Purpose is what sets us apart from pool balls. We reach; pool balls are pushed. Purpose is what we are about, if corruption and compliance does not keep it from us. We see that purpose more clearly if we are not hiding from dragons. Like learning Zen, the goal of learning it is not simply so that one can sit around speaking nonsense. It is to clear the constraints of logic in order to open a perspective on truth. The goal of my writing, finding out what we are made of, turns out not to be an end, but merely a beginning. It frees me to walk closer with the truth, and to better pursue my purpose. But knowing is not the goal; acting on it is. Purpose gives meaning to everything. It is both priceless and timeless. That beats daytime TV. 

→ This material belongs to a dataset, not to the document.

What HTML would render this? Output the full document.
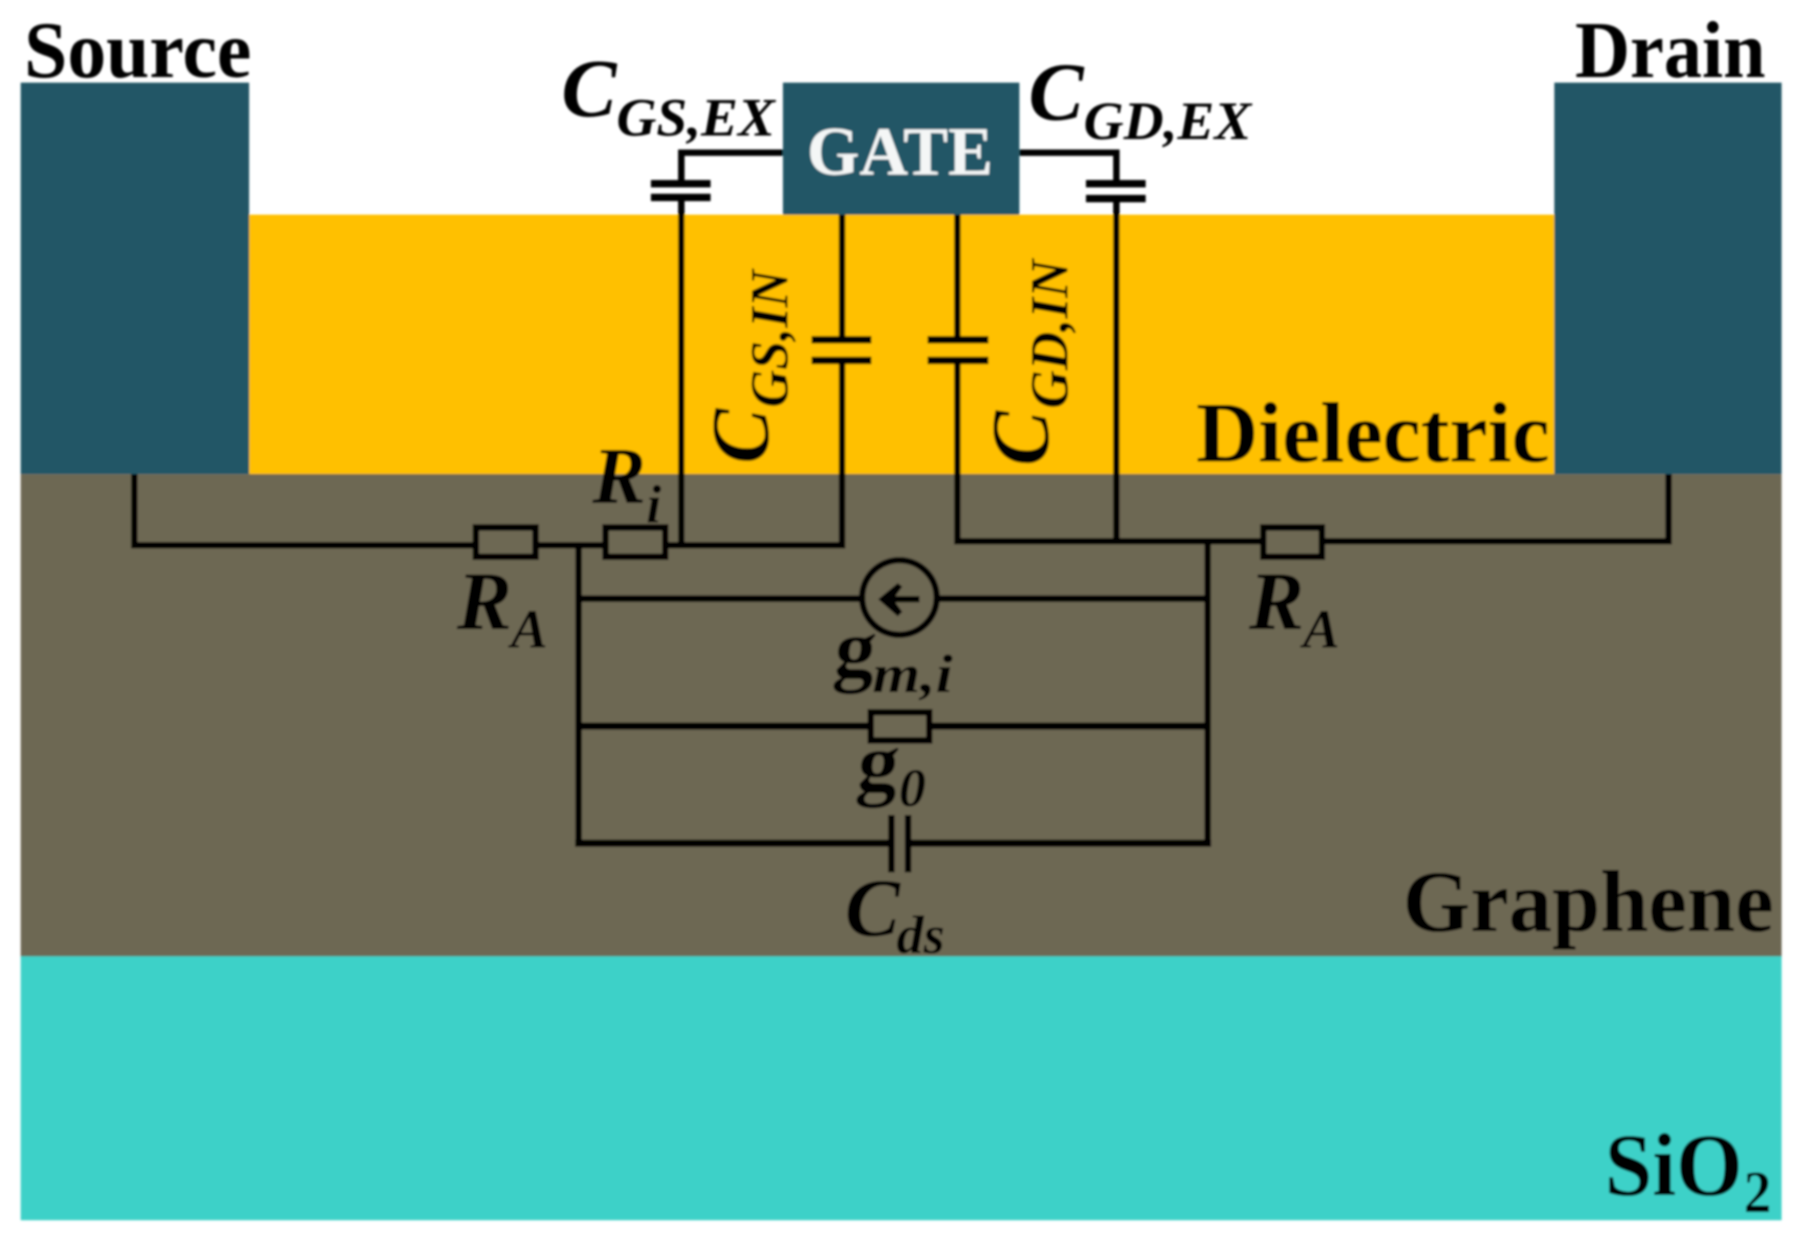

So my dilemma  today is not what to do for the rest of my life. It is how do I fit it all in. This is not about havng fun or completing a bucket list. It is about coordinating personal truth with cosmic truth and pursuing the responsibilities that one confronts. It is about creating, not consuming. Purposeful living is when you have to force yourself to stop an activity, rather than to start it. The value is in the doing. It feels like one could do it forever. Maybe we can. 

Christmas Rescue

Our Christmas dog was hours away from a gas chamber in southern Missouri on Christmas eve, and today (January 6) her snow picture was featured on Fox2 News, not because of her story but because of her happiness and energy.  Good for her.